**Information shown**
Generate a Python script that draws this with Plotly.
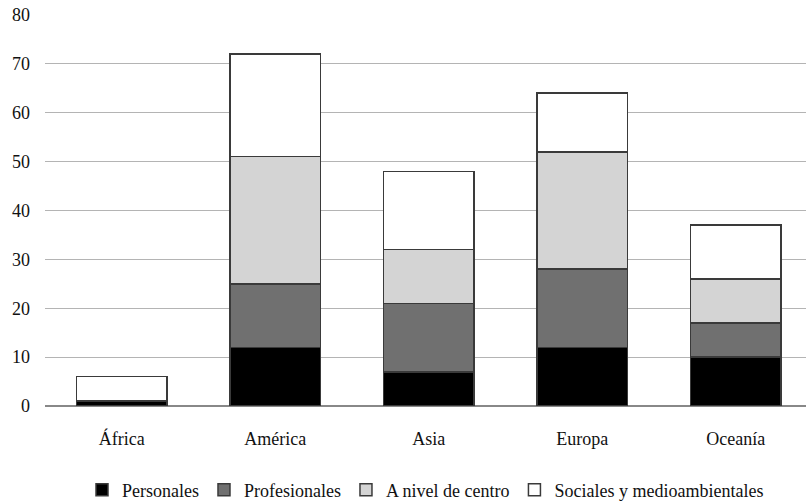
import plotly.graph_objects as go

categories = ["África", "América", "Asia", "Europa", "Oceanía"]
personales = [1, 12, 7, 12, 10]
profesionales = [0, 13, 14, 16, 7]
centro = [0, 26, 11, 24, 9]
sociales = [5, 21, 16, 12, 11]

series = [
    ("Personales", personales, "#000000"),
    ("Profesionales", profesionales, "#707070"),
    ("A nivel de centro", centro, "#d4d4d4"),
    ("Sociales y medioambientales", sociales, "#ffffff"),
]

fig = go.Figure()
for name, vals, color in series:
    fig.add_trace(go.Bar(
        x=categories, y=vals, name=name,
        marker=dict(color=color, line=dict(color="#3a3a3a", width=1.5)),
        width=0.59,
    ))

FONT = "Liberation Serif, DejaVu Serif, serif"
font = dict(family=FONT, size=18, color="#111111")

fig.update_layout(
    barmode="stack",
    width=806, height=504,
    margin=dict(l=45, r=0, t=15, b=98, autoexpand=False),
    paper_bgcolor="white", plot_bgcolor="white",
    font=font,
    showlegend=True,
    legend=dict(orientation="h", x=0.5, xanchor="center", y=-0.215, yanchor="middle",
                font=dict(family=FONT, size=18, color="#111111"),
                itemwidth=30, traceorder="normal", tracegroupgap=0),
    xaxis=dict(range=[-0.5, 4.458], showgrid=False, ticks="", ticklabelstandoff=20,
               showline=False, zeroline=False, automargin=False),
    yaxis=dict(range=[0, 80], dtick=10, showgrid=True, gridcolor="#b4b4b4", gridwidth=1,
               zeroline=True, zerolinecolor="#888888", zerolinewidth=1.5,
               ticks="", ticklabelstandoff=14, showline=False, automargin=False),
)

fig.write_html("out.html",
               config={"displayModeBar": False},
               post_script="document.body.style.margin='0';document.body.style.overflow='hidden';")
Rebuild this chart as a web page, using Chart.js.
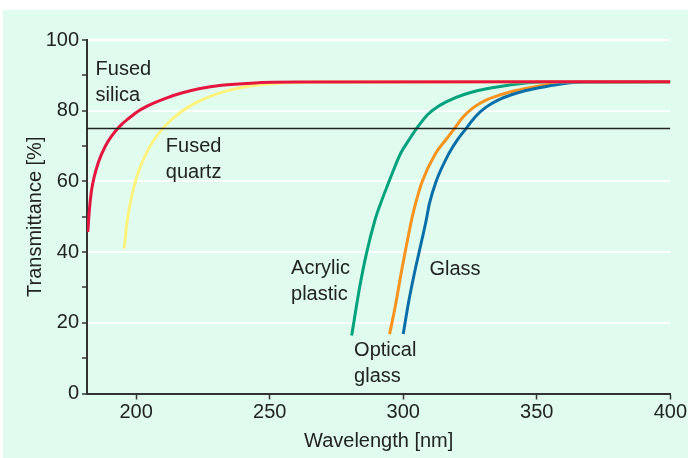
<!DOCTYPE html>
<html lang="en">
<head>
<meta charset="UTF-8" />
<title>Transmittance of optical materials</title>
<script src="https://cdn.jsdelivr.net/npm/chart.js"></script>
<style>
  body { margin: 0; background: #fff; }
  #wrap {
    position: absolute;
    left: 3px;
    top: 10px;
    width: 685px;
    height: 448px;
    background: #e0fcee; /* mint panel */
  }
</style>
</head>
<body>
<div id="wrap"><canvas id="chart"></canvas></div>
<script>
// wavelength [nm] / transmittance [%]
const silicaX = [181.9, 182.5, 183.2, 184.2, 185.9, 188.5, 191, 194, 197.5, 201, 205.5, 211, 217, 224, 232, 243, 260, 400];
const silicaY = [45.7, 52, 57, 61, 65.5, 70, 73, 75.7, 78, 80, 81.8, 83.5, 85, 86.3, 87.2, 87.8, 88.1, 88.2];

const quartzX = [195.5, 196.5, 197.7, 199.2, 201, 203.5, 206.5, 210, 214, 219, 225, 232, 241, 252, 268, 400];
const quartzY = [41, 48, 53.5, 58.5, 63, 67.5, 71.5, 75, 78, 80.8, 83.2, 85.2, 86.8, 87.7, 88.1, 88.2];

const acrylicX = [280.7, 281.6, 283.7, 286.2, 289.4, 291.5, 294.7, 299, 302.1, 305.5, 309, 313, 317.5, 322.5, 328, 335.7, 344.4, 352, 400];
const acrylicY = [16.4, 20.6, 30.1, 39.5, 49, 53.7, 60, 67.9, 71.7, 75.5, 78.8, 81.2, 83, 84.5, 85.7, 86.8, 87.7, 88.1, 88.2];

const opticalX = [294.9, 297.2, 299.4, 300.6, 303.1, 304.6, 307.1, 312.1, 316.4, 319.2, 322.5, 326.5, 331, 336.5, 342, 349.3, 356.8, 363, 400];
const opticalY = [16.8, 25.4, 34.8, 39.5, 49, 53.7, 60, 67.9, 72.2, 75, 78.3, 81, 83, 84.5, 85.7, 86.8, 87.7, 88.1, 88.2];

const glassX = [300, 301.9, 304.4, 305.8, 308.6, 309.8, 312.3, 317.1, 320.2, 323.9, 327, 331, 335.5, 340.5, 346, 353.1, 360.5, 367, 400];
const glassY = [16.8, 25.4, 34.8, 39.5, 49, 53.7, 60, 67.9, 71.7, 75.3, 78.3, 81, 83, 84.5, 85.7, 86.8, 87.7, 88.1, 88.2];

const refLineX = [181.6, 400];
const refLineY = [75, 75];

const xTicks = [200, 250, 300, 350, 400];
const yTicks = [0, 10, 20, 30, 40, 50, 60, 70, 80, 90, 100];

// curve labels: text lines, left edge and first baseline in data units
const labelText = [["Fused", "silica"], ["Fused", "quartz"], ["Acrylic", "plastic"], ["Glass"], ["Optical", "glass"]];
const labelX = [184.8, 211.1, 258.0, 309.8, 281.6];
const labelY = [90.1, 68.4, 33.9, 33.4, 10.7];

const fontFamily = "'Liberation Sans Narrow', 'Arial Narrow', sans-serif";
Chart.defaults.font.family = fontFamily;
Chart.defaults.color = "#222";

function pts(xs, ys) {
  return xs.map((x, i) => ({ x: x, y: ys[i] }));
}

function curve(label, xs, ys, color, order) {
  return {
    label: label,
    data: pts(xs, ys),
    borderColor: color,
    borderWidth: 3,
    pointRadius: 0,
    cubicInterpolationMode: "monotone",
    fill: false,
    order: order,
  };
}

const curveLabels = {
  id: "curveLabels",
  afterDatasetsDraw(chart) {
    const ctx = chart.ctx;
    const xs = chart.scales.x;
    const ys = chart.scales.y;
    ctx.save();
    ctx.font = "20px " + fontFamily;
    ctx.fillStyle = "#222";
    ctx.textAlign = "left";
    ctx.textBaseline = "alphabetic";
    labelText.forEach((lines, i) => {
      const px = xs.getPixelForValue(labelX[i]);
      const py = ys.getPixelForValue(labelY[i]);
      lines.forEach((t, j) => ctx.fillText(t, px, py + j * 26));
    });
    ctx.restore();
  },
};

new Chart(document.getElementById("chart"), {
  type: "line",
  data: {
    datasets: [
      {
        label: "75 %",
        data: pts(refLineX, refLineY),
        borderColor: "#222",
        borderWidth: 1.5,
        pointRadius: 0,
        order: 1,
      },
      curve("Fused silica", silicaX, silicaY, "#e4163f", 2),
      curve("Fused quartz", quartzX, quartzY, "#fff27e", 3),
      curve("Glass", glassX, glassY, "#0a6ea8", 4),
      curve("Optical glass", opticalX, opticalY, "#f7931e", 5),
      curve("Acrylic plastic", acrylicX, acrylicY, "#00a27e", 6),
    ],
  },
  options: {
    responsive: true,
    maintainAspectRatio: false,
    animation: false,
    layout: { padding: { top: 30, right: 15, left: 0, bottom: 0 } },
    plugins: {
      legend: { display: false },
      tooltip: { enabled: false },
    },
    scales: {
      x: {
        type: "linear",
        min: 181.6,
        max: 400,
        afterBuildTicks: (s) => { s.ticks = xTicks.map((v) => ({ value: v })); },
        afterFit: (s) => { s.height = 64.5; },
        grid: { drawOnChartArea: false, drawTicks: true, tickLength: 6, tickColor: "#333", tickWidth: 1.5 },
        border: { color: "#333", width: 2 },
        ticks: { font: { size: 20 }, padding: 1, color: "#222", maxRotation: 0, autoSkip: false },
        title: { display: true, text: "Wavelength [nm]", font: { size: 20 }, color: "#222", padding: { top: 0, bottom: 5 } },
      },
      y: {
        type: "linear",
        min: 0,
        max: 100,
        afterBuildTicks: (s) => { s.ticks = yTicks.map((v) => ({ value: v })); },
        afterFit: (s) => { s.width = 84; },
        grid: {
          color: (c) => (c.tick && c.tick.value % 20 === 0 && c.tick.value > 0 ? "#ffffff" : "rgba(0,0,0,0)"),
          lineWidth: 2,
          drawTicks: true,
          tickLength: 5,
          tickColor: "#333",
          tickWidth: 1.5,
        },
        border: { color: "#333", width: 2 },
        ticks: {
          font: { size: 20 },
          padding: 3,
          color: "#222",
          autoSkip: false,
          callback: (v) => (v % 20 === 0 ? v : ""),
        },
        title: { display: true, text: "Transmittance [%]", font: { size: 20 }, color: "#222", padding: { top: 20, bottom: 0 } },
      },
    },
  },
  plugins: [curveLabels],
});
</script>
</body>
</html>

**What the exercise asks**
Read the entries and show each line that mentions "this".

**Task result**
Generate a Python script that draws this with Plotly.
Rebuild this chart as a web page, using Chart.js.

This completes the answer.